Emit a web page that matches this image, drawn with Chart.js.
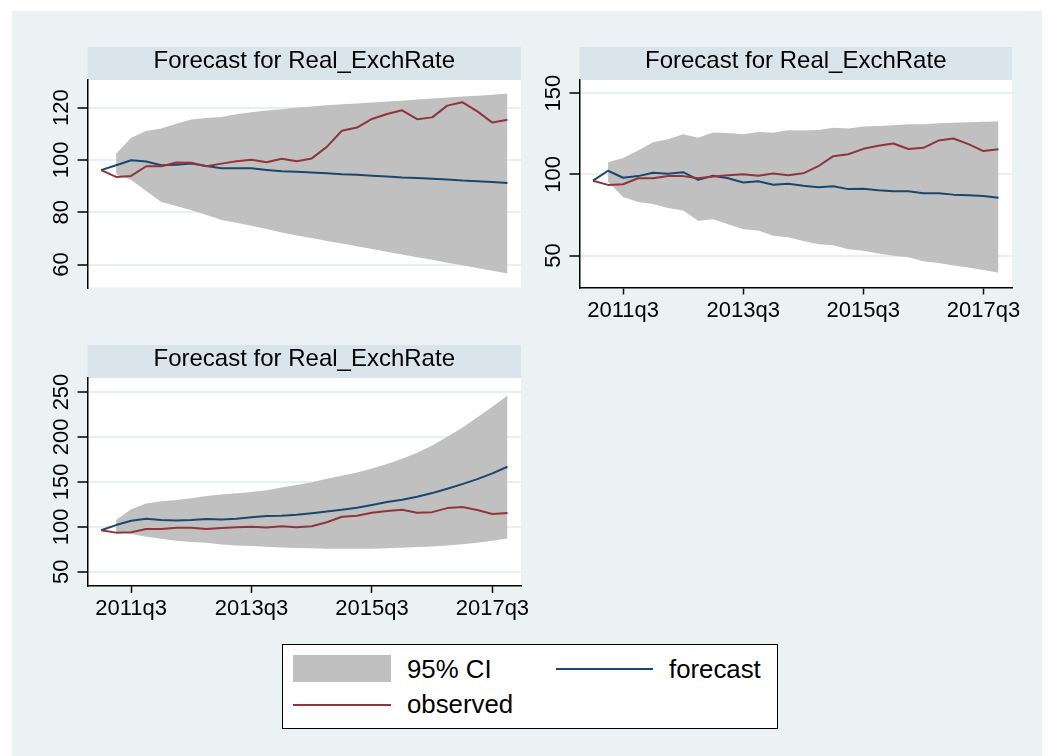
<!DOCTYPE html>
<html>
<head>
<meta charset="utf-8">
<script src="https://cdn.jsdelivr.net/npm/chart.js@4.4.1/dist/chart.umd.min.js"></script>
<style>
  body { margin: 0; background: #fff; font-family: "Liberation Sans", Arial, sans-serif; }
  #page { position: relative; width: 1054px; height: 756px; overflow: hidden; }
  #bg { position: absolute; left: 12px; top: 11px; width: 1030px; height: 745px; background: #eaf2f3; }
  canvas.panel { position: absolute; left: 0; top: 0; }
  #legend { position: absolute; left: 282px; top: 644px; width: 496px; height: 85px; box-sizing: border-box;
            border: 1px solid #000; background: #fff; }
  #legend .key { position: absolute; }
  #legend .txt { position: absolute; font-size: 25.8px; line-height: 26px; color: #000; white-space: nowrap; }
</style>
</head>
<body>
<div id="page">
  <div id="bg"></div>
  <canvas class="panel" id="p1" width="1054" height="756"></canvas>
  <canvas class="panel" id="p2" width="1054" height="756"></canvas>
  <canvas class="panel" id="p3" width="1054" height="756"></canvas>
  <div id="legend">
    <div class="key" style="left:10px;top:10px;width:98px;height:27px;background:#c0c0c0"></div>
    <div class="txt" style="left:124px;top:11px">95% CI</div>
    <div class="key" style="left:273px;top:23px;width:97px;height:2px;background:#1a476f"></div>
    <div class="txt" style="left:386px;top:11px">forecast</div>
    <div class="key" style="left:10px;top:59px;width:98px;height:2px;background:#90353b"></div>
    <div class="txt" style="left:124px;top:46px">observed</div>
  </div>
</div>
<script>
const quarters = [
  '2011q1', '2011q2', '2011q3', '2011q4', '2012q1', '2012q2', '2012q3', '2012q4',
  '2013q1', '2013q2', '2013q3', '2013q4', '2014q1', '2014q2', '2014q3', '2014q4',
  '2015q1', '2015q2', '2015q3', '2015q4', '2016q1', '2016q2', '2016q3', '2016q4',
  '2017q1', '2017q2', '2017q3', '2017q4'
];
const xTickLabels = ['2011q3', '2013q3', '2015q3', '2017q3'];

const observed = [96.1, 93.5, 93.9, 97.6, 97.6, 99.0, 98.9, 97.6, 98.6, 99.5, 100.1, 99.1, 100.5, 99.5,
  100.6, 105.0, 111.2, 112.4, 115.7, 117.6, 119.0, 115.6, 116.3, 120.8, 122.1, 118.6, 114.3, 115.4];

// model 1
const forecast1 = [96.1, 98.0, 99.9, 99.4, 98.0, 98.2, 98.6, 97.7, 96.8, 96.8, 96.8, 96.2, 95.7, 95.5,
  95.2, 94.9, 94.5, 94.3, 94.0, 93.7, 93.3, 93.1, 92.8, 92.5, 92.1, 91.9, 91.6, 91.2];
const upper1 = [null, 102.4, 108.5, 111.1, 112.0, 113.9, 115.5, 116.1, 116.4, 117.5, 118.3, 118.9, 119.4, 120.1,
  120.5, 120.9, 121.3, 121.6, 122.0, 122.4, 122.7, 123.1, 123.5, 123.9, 124.3, 124.6, 125.0, 125.4];
const lower1 = [null, 94.5, 92.3, 88.1, 83.9, 82.4, 80.8, 78.9, 77.0, 76.0, 74.8, 73.6, 72.2, 71.1,
  70.1, 69.0, 68.0, 67.0, 65.9, 64.9, 63.8, 62.8, 61.8, 60.7, 59.7, 58.7, 57.6, 56.6];

// model 2
const forecast2 = [96.1, 102.2, 97.9, 98.9, 101.0, 100.3, 101.3, 96.6, 99.1, 97.6, 95.0, 95.8, 93.6, 94.2,
  92.9, 92.0, 92.7, 90.9, 91.1, 90.2, 89.6, 89.6, 88.3, 88.3, 87.5, 87.1, 86.6, 85.6];
const upper2 = [null, 107.4, 110.0, 114.7, 119.8, 121.6, 124.7, 122.5, 125.8, 125.5, 124.7, 126.1, 125.6, 127.1,
  127.0, 127.3, 128.7, 128.3, 129.5, 129.7, 130.3, 130.8, 130.8, 131.5, 131.7, 132.1, 132.4, 132.5];
const lower2 = [null, 95.5, 86.0, 83.0, 81.8, 79.3, 77.8, 71.4, 72.3, 69.3, 66.1, 65.4, 62.2, 61.3,
  58.9, 56.9, 56.3, 53.9, 53.0, 51.2, 49.9, 48.9, 46.4, 45.4, 43.9, 42.6, 41.1, 39.4];

// model 3
const forecast3 = [96.1, 101.9, 106.7, 108.9, 107.5, 106.9, 107.5, 108.6, 108.2, 108.9, 110.5, 111.9, 112.2, 113.4,
  115.2, 117.1, 118.9, 121.1, 124.2, 127.5, 130.1, 133.4, 137.5, 142.3, 147.5, 153.1, 159.4, 166.8];
const upper3 = [null, 107.5, 119.4, 126.0, 128.3, 129.7, 131.9, 134.2, 136.0, 137.2, 138.6, 140.8, 143.8, 146.4,
  149.7, 153.4, 156.8, 160.5, 165.0, 169.8, 175.7, 182.4, 190.6, 200.2, 210.2, 221.8, 233.6, 246.0];
const lower3 = [null, 94.4, 91.9, 88.9, 86.6, 84.4, 83.0, 82.2, 80.4, 79.3, 78.5, 77.7, 77.0, 76.3,
  76.0, 75.5, 75.5, 75.5, 75.5, 76.0, 76.6, 77.4, 78.2, 79.3, 80.7, 82.2, 84.4, 87.1];

const yTicks1 = [60, 80, 100, 120];
const yTicks2 = [50, 100, 150];
const yTicks3 = [50, 100, 150, 200, 250];

const TITLE = 'Forecast for Real_ExchRate';
const RED = '#90353b';
const BLUE = '#1a476f';
const CI_GREY = '#c0c0c0';
const BAND = '#d9e5ea';
const GRID = '#e8f0f2';
const FONT = '"Liberation Sans", Arial, sans-serif';

// white plot region, title strip and the tick labels around it
const stataFrame = {
  id: 'stataFrame',
  beforeDraw(chart, args, opts) {
    const { ctx, chartArea: a } = chart;
    ctx.save();
    ctx.fillStyle = '#fff';
    ctx.fillRect(a.left, a.top, a.right - a.left, a.bottom - a.top);
    ctx.fillStyle = BAND;
    ctx.fillRect(a.left, a.top - 33, a.right - a.left, 33);

    ctx.fillStyle = '#000';
    ctx.textAlign = 'center';
    ctx.textBaseline = 'alphabetic';
    ctx.font = '24px ' + FONT;
    ctx.fillText(opts.title, (a.left + a.right) / 2, a.top - 12.5);

    ctx.font = '22px ' + FONT;
    const ys = chart.scales.y;
    ys.ticks.forEach(t => {
      ctx.save();
      ctx.translate(a.left - 19.5, ys.getPixelForValue(t.value));
      ctx.rotate(-Math.PI / 2);
      ctx.fillText(String(t.value), 0, 0);
      ctx.restore();
    });

    if (opts.showX) {
      const xs = chart.scales.x;
      xs.ticks.forEach(t => {
        ctx.fillText(quarters[t.value], xs.getPixelForValue(t.value), a.bottom + 29.2);
      });
    }
    ctx.restore();
  }
};

const pts = arr => arr.map((y, i) => ({ x: i, y }));

function makePanel(id, box, fc, up, lo, yMin, yMax, yTicks, showX) {
  const xAxisH = showX ? 7 : 0;
  return new Chart(document.getElementById(id), {
    type: 'line',
    data: {
      datasets: [
        { label: 'observed', data: pts(observed), borderColor: RED, borderWidth: 2,
          borderJoinStyle: 'round', pointRadius: 0, fill: false },
        { label: 'forecast', data: pts(fc), borderColor: BLUE, borderWidth: 2,
          borderJoinStyle: 'round', pointRadius: 0, fill: false },
        { label: '95% CI', data: pts(up), borderColor: 'rgba(0,0,0,0)', borderWidth: 0,
          backgroundColor: CI_GREY, pointRadius: 0, fill: '+1' },
        { label: 'lower', data: pts(lo), borderColor: 'rgba(0,0,0,0)', borderWidth: 0,
          pointRadius: 0, fill: false }
      ]
    },
    options: {
      responsive: false,
      animation: false,
      events: [],
      layout: {
        padding: { left: box.left - 10, top: box.top, right: 1054 - box.right, bottom: 756 - box.bottom - xAxisH }
      },
      scales: {
        x: {
          type: 'linear',
          display: showX,
          min: -0.9,
          max: 27.9,
          afterBuildTicks: s => { s.ticks = xTickLabels.map(l => ({ value: quarters.indexOf(l) })); },
          afterFit: s => { s.height = xAxisH; },
          ticks: { display: false },
          grid: { drawOnChartArea: false, drawTicks: true, tickLength: 7, tickColor: '#000', tickWidth: 1.5 },
          border: { display: true, color: '#000', width: 1.5 }
        },
        y: {
          type: 'linear',
          min: yMin,
          max: yMax,
          afterBuildTicks: s => { s.ticks = yTicks.map(v => ({ value: v })); },
          afterFit: s => { s.width = 10; },
          ticks: { display: false },
          grid: { color: GRID, lineWidth: 2, drawTicks: true, tickLength: 10, tickColor: '#000', tickWidth: 1.5 },
          border: { display: true, color: '#000', width: 1.5 }
        }
      },
      plugins: {
        legend: { display: false },
        tooltip: { enabled: false },
        stataFrame: { title: TITLE, showX }
      }
    },
    plugins: [stataFrame]
  });
}

makePanel('p1', { left: 87.5, top: 80, right: 521, bottom: 287.5 }, forecast1, upper1, lower1, 51.2, 130.6, yTicks1, false);
makePanel('p2', { left: 579.5, top: 80, right: 1012, bottom: 287.5 }, forecast2, upper2, lower2, 30.3, 158.1, yTicks2, true);
makePanel('p3', { left: 87.5, top: 378, right: 521, bottom: 586 }, forecast3, upper3, lower3, 34.1, 265.6, yTicks3, true);
</script>
</body>
</html>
::::::::::
◆ Exercise directions: Go through the material above and count the lines that include "page". Give the number alone.

◆ Completed exercise: 3